I am willing to bet that most people would regard the above statement as racist. If criticizing Sotomayor means we don’t get white judges who talk like this, even really conservative ones appointed by Republican presidents, I’m not really sorry about that. Sotomayor’s case is obviously more nuanced — there actually is a Latin culture and identity of which she is a part and entitled to celebrate, while a white person talking about the richnes of his whiteness (as opposed to his Scottish, English, Italian or even Southern heritage) is living in a white nationalist fantasy world — but as the country grows more diverse, the concepts of particularly white, black, and brown colors of justices become even less desirable. Sotomayor does not have to be an actual separatist or anti-white racist to contribute to a style of judging where race looms larger in our country’s legal system.

Jim might very well win that bet, because the word racist has been so overused and abused over the years that it is fast approaching the status of the word fascist to mean “someone or something I don’t like.” It has become one of a few catch-all labels used to express contempt, and it has become less of a descriptive term and more of a pejorative one. What most people would think about that sentence is a product of the social conditioning they have received for decades, which is the conditioning that conservatives normally find so irritating and which many are now reinforcing to back up an otherwise rather weak argument against a single Supreme Court nominee. Jim might continue the thought by saying, “Most people would regard the above statement as racist…and they would be wrong.”

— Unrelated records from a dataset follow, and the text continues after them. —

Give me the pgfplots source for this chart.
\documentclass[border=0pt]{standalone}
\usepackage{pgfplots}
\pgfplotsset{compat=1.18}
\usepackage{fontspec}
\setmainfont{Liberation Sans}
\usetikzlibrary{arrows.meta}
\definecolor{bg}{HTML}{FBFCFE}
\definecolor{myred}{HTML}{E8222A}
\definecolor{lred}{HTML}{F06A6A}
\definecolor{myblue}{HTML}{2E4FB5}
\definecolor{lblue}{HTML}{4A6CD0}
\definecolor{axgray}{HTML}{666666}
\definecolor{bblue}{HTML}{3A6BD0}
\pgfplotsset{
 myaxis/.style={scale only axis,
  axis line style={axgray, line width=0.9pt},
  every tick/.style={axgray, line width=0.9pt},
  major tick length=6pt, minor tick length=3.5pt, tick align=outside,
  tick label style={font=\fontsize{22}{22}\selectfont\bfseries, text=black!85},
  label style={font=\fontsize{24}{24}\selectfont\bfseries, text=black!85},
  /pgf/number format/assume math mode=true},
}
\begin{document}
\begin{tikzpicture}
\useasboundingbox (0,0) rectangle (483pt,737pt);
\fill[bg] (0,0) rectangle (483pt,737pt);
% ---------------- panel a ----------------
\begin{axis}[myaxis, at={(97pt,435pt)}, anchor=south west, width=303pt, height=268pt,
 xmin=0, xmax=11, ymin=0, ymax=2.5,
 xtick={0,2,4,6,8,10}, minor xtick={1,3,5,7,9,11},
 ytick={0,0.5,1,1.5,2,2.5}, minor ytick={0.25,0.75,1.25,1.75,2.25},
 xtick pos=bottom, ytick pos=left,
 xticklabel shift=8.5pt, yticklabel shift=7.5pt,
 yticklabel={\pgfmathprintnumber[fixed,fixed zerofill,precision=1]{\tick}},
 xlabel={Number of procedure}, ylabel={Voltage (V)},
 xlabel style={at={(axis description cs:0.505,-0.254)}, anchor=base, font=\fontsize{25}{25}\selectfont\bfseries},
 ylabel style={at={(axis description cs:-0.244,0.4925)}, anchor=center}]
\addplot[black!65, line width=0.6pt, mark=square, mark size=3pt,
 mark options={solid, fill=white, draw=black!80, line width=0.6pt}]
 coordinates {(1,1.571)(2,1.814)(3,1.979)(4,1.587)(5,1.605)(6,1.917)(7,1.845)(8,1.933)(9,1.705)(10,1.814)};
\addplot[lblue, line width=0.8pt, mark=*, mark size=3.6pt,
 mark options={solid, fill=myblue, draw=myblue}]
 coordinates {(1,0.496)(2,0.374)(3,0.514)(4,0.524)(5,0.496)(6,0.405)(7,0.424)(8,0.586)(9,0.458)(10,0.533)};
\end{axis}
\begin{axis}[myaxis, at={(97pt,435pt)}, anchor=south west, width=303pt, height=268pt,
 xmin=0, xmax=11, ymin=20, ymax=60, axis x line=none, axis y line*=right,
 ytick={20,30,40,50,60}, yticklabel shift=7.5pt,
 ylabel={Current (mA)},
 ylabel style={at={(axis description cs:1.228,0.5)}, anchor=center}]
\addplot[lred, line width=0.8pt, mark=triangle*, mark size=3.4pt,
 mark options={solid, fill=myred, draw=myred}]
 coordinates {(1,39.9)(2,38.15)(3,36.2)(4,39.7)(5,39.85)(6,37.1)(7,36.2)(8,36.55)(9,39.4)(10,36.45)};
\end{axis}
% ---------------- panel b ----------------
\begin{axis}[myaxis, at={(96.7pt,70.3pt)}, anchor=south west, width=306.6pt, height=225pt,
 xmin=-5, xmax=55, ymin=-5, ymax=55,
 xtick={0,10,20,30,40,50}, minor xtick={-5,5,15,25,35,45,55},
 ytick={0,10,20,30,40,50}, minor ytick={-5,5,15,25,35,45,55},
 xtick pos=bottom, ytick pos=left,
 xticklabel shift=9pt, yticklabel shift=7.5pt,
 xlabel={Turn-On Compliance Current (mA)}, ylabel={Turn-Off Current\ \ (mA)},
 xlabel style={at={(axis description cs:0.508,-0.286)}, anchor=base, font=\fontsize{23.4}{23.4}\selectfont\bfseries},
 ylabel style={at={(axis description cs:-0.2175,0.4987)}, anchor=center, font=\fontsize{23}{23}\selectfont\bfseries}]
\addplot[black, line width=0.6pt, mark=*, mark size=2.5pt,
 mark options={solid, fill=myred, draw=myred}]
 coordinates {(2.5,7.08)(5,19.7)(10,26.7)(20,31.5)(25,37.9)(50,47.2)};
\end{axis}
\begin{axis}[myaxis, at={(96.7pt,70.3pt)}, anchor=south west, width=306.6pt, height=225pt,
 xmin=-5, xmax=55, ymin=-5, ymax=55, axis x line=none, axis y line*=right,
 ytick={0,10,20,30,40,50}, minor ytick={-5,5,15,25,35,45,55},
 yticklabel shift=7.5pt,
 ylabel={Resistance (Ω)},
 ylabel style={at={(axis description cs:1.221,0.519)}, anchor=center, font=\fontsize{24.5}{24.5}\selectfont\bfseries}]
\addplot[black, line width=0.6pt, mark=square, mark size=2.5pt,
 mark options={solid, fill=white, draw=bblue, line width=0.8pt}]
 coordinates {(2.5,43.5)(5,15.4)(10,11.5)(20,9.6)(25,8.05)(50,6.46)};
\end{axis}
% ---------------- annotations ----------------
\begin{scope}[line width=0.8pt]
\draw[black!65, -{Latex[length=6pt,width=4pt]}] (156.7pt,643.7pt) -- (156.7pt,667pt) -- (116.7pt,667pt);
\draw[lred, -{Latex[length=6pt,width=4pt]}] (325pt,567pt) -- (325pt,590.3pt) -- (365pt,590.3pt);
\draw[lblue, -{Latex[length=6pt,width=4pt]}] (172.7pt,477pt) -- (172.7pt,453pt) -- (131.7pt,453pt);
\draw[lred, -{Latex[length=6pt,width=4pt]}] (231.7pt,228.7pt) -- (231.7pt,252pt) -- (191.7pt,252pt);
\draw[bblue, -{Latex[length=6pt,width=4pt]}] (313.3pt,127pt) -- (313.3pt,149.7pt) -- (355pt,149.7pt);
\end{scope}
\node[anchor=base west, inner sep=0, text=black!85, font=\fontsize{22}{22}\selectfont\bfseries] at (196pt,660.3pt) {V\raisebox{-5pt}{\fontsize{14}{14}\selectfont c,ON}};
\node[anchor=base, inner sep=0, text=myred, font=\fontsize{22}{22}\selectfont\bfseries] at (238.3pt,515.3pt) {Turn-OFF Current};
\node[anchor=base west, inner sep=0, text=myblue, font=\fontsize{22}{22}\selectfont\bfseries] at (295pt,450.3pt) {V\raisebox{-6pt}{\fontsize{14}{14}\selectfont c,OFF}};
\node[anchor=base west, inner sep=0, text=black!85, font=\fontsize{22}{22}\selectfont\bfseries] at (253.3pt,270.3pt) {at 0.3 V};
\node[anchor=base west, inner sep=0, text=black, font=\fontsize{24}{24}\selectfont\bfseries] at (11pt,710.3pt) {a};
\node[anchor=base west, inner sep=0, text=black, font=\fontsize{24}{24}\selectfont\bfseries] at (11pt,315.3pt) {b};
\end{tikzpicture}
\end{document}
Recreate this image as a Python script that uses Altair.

If Sotomayor’s case is more nuanced, why don’t we use a more nuanced comparison when reversing the statement? If being a part of a certain white ethnic group is something that one is “entitled to celebrate” in a similar way, would we consider it racist for an Armenian or a Russian or German-American to express a similar pride in his heritage and express the hope that it would inform his judgments in such a way that he would be a better judge than someone not from that background? Perhaps the son or grandson of Russian emigres has a more keen appreciation for the rule of law because his family escaped from the grip of a totalitarian state; he does not take for granted what most of us and our ancestors have always known. Perhaps the grandson or great-grandson of German immigrants would be more attentive to the predicament of ethnic communities that are tied in the public’s mind with a foreign enemy in wartime. For that matter, perhaps the descendant of old-line English settlers deeply values the American constitutional heritage because he sees it as being inextricably interwoven with the heritage of his own ancestors, and so his support for the fundamental law has added significance for him. One could come up with other examples, but I think these already make clear that the statement in question–on which so much of the resistance to Sotomayor seems to be based at this point–may be many things, but racist is not one of them.